Il n’ y a finalement, dirai-je en pastichant saint Paul (« il n’y a ni juifs ni grecs » Epître aux Galates, 3,28, Epître aux Colossiens, 3, 11) ni juifs ni nègres, mais un certain régime d’invisibilité – de « spiritualité » disent par ex Abdenour Bidar ou Jean Birnbaum, en des livres parus en janvier de cette année, et étrangement convergents – où se tient la question de la dignité humaine, et dont le racisme et le communautarisme représentent la négation, et plus exactement la dénégation (donc pas question non plus à ce niveau du débat, de donner des gages à une « communauté juive », quoi qu’il en soit de la légitimité religieuse, culturelle ou sociale de cette dernière. Nous souhaitons parler en amont de tout cela, dans le registre de l’universel).

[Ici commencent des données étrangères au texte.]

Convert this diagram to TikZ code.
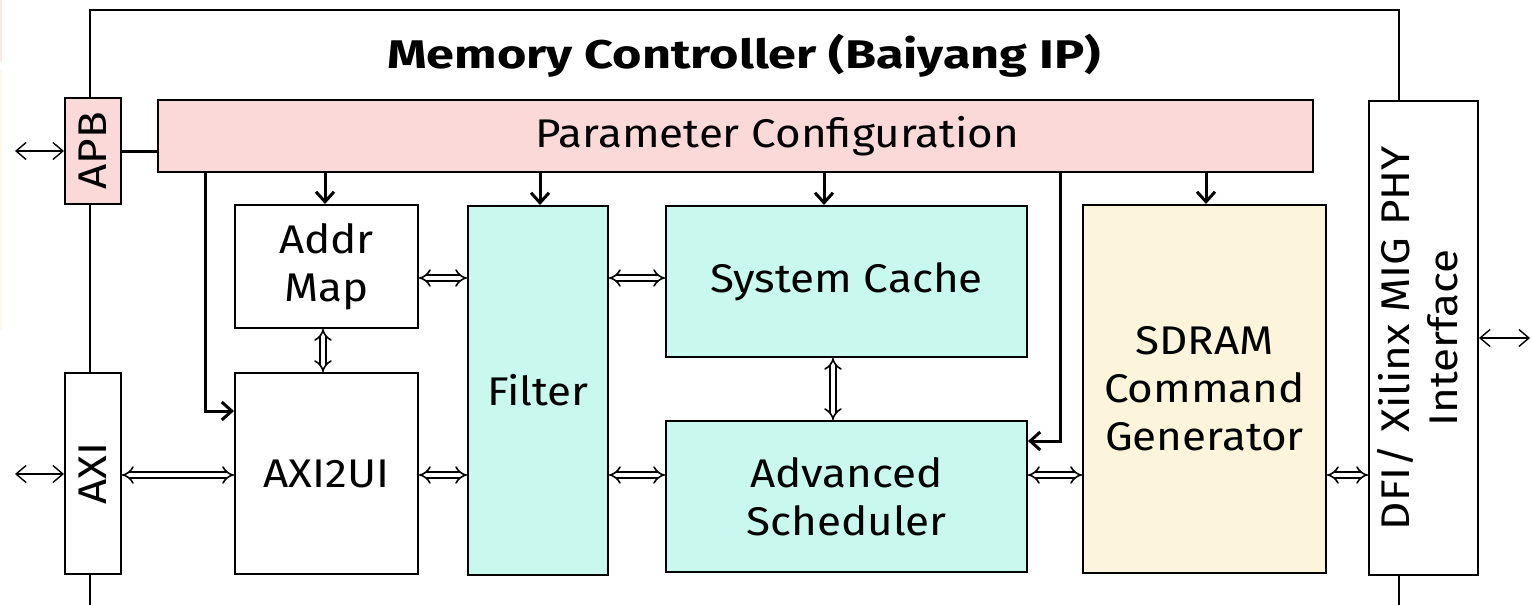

Et ce n’est qu’au titre du rapport à cette invisibilité ( je rappelle Rainer Maria Rilke : « nous sommes les abeilles de l’invisible », « die Bienen des Unsichtbaren », ou Le petit Prince de Saint-Exupéry : « l’essentiel est invisible pour les yeux ») et donc de la prise en compte d’un judaïsme qui est celui de « personne et de tous » (Nietzsche : « un livre pour tous et pour personne ») que s’entendra ce qui est en jeu avec « les Nègres », les « Jaunes », « les Arabes » etc, autrement dit ce qui se joue avec la race et le racisme. De là un axiome qui est, j’en fais l’hypothèse, fondamentalement celui de la Licra : le combat contre l’antisémitisme est la condition du combat contre le racisme, il en représente aujourd’hui plus que jamais le Discours de la méthode.

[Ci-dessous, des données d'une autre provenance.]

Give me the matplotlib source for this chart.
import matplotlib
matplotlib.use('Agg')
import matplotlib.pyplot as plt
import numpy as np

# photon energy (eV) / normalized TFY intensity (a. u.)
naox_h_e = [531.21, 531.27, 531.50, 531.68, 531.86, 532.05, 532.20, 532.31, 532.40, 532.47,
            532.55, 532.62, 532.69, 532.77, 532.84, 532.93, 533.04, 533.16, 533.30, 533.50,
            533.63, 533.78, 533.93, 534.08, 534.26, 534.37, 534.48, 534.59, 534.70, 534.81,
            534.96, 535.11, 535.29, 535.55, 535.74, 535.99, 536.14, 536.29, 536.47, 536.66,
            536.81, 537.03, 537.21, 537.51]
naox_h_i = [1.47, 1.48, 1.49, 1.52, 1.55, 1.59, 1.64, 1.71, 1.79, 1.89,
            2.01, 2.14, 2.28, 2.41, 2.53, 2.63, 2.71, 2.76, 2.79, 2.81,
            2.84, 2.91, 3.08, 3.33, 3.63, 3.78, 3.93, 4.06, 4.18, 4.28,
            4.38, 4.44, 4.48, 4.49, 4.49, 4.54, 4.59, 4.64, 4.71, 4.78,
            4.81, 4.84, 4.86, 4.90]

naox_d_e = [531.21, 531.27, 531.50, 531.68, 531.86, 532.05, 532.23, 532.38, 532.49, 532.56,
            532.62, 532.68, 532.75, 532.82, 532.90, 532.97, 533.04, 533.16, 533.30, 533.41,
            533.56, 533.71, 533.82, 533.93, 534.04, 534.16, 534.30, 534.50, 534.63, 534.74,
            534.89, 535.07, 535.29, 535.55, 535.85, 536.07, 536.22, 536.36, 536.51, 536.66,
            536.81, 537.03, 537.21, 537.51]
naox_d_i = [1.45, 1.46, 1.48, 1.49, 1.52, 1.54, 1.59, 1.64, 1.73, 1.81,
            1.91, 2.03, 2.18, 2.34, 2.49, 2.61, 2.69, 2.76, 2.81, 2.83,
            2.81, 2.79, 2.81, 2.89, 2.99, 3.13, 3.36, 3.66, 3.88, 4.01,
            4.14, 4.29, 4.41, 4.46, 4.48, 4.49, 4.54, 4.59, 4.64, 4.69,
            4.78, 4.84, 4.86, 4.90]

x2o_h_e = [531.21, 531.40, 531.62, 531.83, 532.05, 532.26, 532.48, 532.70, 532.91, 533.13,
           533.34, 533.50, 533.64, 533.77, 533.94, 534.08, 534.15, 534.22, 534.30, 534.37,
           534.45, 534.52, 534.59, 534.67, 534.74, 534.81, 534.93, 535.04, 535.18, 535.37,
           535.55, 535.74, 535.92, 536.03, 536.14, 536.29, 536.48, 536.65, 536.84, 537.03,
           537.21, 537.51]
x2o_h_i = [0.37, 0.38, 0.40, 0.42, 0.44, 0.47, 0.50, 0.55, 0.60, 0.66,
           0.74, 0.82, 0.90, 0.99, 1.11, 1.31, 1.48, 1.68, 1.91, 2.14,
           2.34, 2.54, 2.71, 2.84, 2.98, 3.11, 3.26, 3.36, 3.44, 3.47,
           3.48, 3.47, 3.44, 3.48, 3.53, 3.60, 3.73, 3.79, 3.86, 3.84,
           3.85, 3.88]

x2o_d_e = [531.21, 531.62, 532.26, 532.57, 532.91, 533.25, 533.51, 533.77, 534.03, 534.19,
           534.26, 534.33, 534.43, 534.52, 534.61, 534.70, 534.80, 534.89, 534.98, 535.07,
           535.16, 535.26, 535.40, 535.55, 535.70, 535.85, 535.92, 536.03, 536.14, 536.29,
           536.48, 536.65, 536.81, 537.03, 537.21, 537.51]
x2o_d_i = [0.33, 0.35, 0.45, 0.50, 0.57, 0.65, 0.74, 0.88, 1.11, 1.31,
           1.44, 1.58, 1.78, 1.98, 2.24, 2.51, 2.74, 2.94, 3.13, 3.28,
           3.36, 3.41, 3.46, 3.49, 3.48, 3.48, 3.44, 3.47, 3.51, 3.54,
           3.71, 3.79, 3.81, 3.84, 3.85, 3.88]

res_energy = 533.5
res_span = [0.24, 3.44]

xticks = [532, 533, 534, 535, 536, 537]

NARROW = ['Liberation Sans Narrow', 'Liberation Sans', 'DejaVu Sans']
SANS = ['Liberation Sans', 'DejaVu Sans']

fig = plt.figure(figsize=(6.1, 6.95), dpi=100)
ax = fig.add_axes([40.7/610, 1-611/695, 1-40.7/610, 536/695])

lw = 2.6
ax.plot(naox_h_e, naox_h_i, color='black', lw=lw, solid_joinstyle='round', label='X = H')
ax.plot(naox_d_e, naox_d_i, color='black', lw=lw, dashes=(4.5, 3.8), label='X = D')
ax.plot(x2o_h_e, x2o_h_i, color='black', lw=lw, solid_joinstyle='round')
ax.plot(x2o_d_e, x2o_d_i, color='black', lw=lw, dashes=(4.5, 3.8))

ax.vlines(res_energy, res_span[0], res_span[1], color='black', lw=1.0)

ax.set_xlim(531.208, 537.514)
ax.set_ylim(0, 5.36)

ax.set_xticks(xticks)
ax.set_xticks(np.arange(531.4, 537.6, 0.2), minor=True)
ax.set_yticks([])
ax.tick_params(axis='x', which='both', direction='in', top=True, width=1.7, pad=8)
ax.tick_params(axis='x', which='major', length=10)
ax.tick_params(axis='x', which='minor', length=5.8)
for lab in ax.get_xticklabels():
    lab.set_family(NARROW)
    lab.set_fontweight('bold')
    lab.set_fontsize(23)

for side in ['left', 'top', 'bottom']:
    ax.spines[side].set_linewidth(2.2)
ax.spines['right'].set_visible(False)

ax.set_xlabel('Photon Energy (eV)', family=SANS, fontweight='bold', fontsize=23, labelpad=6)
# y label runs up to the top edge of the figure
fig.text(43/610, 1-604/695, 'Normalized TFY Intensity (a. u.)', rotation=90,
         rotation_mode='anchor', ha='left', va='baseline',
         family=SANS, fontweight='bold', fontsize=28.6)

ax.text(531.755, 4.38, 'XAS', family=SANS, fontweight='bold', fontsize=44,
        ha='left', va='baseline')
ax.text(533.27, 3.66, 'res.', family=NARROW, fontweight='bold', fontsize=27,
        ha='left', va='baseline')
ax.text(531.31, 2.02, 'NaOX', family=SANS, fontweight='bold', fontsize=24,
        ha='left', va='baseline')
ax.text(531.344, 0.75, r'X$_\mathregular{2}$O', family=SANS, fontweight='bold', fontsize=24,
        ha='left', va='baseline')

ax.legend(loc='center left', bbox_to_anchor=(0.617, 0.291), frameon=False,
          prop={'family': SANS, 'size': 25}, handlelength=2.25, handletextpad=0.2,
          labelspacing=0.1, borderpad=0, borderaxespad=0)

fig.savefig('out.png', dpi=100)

Un mot encore, hors texte, et pour ne pas conclure : comment se situe, en regard de cette profession de foi, la terreur qui vient ? Traditionnellement – déjà chez les Grecs – la terreur s’entendait comme le surgissement de l’Illimité la guerre civile, s’y profilait comme le risque majeur encouru par l’ordre politique. Cependant l’Illimité lui-même admettait certaines limites, et la terreur une fin, au double sens du mot : terme et but. En septembre 1793, épisode emblématique pour le surgissement de la « terreur » dans l’histoire de France, la terreur révolutionnaire était identifiée à la loi des suspects, qui décrétait une culpabilité infinie, la culpabilité, postulée, de tout citoyen devant la Révolution. Mais par là-même elle conservait une finalité, comme un principe ultime de limitation en ce point précis où toute limite achoppait : l’accomplissement programmé de la Révolution elle-même (je renvoie au travail de Sophie Wahnich), et d’une Révolution restant inscrite dans le cadre limité de la Nation, telle que l’avait emblématisé le cri de Kellermann à Valmy (« vive la Nation ! »). La terreur islamiste au contraire, en tant qu’enfant adultérin de la mondialisation, n’a pas l’Etat comme horizon et limite, elle s’en prend aux formes subsidiaires à l’intérieur de la mondialisation même, à toutes les formes de la mondialisation, pressentant et maudissant l’infini du spirituel dans ces formes mêmes, autrement dit maudissant leur enjuivement.

Je comprends le djihad comme le nom arabisé de cette confrontation au spirituel.